Auto-Subtitles
Automatically transcribe speech and add word-level subtitles to any video.
Goal
Take a video with speech, transcribe the audio using AI, and overlay synchronized subtitles with word-by-word highlighting.
Full Example
import asyncio
from videopython.base import Video
from videopython.ai import AudioToText
from videopython.base.text import TranscriptionOverlay
async def add_subtitles(input_path: str, output_path: str):
# Load video
video = Video.from_path(input_path)
# Transcribe audio
transcriber = AudioToText(backend="openai")
transcription = await transcriber.transcribe(video)
# Apply subtitle overlay
overlay = TranscriptionOverlay(
font_size=48,
font_color=(255, 255, 255),
highlight_color=(255, 200, 0),
position="bottom",
margin=100,
)
video = overlay.apply(video, transcription)
# Save with burned-in subtitles
video.save(output_path)
asyncio.run(add_subtitles("interview.mp4", "interview_subtitled.mp4"))
Step-by-Step Breakdown
1. Transcribe Audio
transcriber = AudioToText(backend="openai") # Uses Whisper API
transcription = await transcriber.transcribe(video)
The transcription includes word-level timestamps:
# transcription structure:
# [
# {"word": "Hello", "start": 0.0, "end": 0.5},
# {"word": "world", "start": 0.6, "end": 1.0},
# ...
# ]
Available backends:
| Backend | Model | Notes |
|---|---|---|
openai |
Whisper API | Best accuracy, requires API key |
gemini |
Gemini | Good accuracy, requires API key |
local |
Whisper | Free, runs locally, slower |
2. Configure Subtitle Style
overlay = TranscriptionOverlay(
font_size=48, # Text size in pixels
font_color=(255, 255, 255), # White text (RGB)

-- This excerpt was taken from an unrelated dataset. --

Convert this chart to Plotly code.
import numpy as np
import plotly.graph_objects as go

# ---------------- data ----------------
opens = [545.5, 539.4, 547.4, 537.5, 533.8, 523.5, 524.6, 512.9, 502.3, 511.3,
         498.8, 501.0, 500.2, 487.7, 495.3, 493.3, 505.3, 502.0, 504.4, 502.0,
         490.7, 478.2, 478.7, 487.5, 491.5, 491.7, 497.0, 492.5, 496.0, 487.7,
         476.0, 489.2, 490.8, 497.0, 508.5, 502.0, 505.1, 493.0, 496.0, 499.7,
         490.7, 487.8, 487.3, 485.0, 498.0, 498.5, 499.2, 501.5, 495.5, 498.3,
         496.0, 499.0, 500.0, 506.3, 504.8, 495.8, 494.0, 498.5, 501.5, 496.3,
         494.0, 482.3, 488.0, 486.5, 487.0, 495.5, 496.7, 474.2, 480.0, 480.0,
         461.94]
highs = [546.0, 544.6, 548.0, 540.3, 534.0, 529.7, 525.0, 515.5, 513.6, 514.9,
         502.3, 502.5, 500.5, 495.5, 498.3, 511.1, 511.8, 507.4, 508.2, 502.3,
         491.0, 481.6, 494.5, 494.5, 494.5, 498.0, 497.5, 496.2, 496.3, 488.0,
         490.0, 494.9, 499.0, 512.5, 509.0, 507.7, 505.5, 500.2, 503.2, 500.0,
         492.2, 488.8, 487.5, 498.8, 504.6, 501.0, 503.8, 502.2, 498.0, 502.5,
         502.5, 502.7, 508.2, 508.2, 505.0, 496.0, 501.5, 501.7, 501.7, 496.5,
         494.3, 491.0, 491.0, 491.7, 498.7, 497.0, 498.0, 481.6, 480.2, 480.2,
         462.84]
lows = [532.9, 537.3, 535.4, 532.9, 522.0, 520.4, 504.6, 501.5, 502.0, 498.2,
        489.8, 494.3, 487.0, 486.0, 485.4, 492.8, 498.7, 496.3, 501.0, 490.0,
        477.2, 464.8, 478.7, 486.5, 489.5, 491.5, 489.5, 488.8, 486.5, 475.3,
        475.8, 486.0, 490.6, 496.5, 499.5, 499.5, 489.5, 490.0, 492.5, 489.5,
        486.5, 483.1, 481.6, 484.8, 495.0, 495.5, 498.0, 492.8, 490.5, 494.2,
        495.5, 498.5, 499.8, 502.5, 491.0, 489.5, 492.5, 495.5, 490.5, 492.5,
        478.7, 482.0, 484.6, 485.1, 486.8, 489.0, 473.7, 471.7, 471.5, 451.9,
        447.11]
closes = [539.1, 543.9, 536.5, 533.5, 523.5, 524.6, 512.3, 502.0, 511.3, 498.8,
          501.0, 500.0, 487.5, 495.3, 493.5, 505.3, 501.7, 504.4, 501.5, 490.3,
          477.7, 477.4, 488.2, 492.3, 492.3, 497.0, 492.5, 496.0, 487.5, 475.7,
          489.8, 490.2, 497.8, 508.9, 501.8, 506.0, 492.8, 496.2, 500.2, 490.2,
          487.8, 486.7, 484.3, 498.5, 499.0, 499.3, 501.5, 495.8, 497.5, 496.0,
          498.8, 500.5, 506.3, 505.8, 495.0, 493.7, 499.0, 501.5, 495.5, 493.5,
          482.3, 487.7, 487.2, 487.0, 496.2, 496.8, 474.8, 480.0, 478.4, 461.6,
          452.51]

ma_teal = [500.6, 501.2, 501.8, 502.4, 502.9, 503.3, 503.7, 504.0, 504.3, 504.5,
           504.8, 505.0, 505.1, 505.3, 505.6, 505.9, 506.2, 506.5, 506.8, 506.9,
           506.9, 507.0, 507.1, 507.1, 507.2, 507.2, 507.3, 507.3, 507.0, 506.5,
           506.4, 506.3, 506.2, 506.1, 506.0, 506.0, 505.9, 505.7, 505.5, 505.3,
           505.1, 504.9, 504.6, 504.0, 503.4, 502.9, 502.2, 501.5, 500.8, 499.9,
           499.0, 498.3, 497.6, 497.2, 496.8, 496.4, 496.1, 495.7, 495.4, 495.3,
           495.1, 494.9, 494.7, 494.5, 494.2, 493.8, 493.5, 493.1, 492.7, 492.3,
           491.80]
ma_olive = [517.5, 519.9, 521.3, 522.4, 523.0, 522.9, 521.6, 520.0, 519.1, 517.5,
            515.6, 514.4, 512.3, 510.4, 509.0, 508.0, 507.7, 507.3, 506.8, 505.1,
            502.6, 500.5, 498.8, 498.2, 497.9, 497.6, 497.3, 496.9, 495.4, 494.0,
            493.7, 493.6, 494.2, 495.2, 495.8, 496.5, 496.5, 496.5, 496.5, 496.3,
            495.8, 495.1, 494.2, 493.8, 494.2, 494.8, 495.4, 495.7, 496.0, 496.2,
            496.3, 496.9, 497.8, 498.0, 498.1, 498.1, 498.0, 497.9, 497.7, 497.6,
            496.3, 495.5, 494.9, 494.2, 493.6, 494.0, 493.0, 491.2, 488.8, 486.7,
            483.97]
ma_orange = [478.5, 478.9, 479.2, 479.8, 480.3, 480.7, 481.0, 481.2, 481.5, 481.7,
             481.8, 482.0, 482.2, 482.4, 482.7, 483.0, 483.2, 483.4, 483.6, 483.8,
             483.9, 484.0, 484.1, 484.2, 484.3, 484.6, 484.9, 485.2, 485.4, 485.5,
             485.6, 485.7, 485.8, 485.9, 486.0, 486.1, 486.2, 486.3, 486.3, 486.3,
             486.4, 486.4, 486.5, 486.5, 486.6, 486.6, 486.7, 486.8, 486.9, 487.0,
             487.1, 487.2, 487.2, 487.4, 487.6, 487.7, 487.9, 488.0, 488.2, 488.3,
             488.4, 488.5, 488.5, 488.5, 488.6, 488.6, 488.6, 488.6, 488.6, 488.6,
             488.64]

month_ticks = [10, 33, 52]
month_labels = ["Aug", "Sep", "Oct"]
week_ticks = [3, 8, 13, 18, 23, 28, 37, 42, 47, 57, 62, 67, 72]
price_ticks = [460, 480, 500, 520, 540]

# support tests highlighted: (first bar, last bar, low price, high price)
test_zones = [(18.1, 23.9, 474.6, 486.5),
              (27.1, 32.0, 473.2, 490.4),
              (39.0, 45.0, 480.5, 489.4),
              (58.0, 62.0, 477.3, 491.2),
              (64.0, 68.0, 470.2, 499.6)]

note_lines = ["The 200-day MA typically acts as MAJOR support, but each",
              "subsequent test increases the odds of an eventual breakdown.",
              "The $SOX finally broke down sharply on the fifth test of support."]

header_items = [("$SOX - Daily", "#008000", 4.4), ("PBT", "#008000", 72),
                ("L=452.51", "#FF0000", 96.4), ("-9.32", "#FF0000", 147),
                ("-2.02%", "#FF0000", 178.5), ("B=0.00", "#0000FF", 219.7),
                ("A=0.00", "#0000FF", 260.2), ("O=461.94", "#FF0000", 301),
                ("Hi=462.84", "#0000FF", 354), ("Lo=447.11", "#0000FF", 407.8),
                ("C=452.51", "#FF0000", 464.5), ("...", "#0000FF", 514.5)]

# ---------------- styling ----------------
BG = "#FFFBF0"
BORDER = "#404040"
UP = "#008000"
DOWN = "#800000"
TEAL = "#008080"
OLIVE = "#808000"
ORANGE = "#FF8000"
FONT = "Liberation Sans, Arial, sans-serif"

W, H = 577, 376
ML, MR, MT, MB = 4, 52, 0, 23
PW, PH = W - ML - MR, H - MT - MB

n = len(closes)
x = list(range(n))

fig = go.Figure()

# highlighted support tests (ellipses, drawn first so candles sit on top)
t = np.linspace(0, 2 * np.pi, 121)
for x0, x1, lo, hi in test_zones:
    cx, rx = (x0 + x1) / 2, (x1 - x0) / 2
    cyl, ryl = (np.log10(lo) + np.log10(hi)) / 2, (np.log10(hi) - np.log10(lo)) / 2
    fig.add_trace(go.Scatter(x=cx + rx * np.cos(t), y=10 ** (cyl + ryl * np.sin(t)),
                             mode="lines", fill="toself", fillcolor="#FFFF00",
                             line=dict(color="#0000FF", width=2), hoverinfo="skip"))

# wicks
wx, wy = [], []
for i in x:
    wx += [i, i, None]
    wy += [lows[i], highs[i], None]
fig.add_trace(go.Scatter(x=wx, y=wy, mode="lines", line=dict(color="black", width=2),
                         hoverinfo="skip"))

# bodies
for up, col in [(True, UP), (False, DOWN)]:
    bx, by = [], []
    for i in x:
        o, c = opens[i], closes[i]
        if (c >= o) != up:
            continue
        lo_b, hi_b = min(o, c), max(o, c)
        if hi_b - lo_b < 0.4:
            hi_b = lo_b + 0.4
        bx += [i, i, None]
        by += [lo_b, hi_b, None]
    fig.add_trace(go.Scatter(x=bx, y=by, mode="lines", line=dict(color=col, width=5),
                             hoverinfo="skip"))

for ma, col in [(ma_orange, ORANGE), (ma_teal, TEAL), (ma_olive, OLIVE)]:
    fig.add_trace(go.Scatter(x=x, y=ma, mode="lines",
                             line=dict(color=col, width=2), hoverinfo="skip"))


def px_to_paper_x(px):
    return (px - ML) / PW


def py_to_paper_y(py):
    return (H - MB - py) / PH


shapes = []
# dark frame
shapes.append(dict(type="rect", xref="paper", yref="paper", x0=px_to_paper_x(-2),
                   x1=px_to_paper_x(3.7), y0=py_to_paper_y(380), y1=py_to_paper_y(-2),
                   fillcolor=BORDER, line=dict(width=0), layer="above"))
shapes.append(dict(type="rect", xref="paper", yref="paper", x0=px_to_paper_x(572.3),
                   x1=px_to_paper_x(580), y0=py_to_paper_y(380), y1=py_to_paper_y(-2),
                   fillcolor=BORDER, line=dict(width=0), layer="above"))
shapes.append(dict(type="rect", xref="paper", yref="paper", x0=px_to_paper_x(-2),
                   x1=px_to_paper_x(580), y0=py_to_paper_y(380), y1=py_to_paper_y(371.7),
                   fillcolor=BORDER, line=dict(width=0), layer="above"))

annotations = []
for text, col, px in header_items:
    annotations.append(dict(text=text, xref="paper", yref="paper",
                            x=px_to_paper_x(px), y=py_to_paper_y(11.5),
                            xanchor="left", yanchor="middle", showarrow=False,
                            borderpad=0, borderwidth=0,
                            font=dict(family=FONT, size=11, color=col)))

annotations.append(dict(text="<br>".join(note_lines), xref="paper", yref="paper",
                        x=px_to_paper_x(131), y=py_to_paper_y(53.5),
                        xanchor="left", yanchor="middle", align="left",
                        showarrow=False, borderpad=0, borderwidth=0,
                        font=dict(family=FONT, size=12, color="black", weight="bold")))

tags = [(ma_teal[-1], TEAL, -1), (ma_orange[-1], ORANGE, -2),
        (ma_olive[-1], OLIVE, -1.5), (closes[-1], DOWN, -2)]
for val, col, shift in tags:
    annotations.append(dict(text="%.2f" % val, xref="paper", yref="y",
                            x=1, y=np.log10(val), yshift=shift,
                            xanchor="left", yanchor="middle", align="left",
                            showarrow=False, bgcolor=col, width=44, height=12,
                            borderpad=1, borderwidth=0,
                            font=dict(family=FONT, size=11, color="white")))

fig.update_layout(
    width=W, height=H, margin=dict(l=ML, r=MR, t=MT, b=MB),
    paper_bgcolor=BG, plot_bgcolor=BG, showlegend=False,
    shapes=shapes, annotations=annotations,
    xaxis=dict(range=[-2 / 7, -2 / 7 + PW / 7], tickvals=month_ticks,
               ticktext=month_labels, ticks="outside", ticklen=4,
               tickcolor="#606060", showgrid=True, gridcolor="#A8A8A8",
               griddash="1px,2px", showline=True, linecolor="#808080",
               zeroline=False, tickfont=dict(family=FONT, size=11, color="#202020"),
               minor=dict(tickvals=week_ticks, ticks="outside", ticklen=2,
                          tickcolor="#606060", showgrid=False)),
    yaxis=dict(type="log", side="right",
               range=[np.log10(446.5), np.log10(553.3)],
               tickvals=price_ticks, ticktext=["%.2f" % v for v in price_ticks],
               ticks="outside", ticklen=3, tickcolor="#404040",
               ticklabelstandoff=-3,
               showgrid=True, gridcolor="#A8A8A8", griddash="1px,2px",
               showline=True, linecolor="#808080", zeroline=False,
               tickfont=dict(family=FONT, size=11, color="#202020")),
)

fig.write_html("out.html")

highlight_color=(255, 200, 0), # Yellow highlight for current word
position="bottom", # "top", "center", or "bottom"
margin=100, # Distance from edge in pixels
)
3. Apply Overlay
The overlay renders each word at its exact timestamp, highlighting the current word being spoken.
Customization
Styling Options
# Minimal white subtitles
overlay = TranscriptionOverlay(
font_size=36,
font_color=(255, 255, 255),
highlight_color=(255, 255, 255), # No highlight distinction
position="bottom",
margin=80,
)
# Bold yellow subtitles with red highlight
overlay = TranscriptionOverlay(
font_size=64,
font_color=(255, 255, 0),
highlight_color=(255, 50, 50),
position="center",
margin=0,
)
Processing Long Videos
For long videos, transcription can take time. Consider processing in segments:
from videopython.base import CutSeconds
# Process first 5 minutes
video = Video.from_path("long_video.mp4", start_second=0, end_second=300)
Tips
- Font Size: Use 36-48px for 1080p, 48-64px for 4K. Larger is better for mobile viewing.
- Contrast: White text with a subtle shadow or outline works on most backgrounds.
- Position: "bottom" is standard, but "center" works well for short-form vertical videos.
- Languages: Whisper supports 90+ languages. The API auto-detects language by default.